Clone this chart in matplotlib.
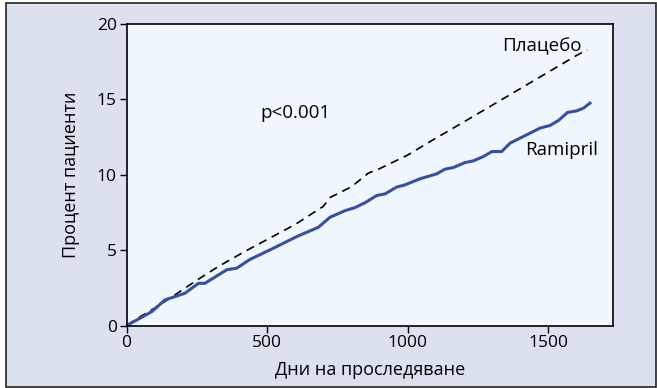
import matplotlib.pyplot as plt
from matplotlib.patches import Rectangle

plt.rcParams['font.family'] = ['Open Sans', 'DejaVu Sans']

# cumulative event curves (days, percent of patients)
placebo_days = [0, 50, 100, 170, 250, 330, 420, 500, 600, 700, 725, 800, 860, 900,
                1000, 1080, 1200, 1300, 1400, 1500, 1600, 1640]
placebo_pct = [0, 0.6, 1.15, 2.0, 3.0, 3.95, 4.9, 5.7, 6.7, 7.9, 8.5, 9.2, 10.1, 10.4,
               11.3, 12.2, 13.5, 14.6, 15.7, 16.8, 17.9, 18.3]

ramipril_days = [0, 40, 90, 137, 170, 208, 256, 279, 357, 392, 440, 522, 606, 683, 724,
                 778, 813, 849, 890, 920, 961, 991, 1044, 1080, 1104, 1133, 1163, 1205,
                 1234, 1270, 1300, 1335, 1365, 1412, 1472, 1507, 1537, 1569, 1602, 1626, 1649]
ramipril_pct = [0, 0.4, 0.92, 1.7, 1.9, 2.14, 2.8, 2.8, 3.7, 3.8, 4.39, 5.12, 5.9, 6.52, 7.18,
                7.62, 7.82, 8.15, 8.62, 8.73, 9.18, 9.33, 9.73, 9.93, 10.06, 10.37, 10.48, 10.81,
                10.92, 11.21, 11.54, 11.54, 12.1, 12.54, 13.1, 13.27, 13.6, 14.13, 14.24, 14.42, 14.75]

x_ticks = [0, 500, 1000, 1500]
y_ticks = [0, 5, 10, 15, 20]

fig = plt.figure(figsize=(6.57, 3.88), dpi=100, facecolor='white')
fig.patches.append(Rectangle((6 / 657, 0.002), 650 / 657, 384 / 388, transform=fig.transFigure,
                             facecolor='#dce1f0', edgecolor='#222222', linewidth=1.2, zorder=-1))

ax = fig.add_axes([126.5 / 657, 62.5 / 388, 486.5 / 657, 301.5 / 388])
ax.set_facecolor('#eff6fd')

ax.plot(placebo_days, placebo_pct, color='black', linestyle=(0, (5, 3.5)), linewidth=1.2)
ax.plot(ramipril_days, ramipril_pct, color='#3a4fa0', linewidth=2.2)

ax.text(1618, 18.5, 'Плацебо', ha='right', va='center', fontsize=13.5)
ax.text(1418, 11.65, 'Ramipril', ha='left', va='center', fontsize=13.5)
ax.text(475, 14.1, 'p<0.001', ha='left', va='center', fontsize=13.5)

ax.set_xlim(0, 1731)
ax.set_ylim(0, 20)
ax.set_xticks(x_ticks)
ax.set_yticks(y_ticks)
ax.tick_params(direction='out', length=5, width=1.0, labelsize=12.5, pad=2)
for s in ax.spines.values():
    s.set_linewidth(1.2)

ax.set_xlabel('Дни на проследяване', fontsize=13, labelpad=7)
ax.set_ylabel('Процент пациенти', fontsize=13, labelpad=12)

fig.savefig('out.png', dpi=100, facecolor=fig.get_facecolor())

▶ [Given task]
Restate each line from the start of the listing through the line bearing "plt.rcParams['font.family'] = ['Open" word for word. Drop the pictures.

▶ [Task response]
Clone this chart in matplotlib.
import matplotlib.pyplot as plt
from matplotlib.patches import Rectangle

plt.rcParams['font.family'] = ['Open Sans', 'DejaVu Sans']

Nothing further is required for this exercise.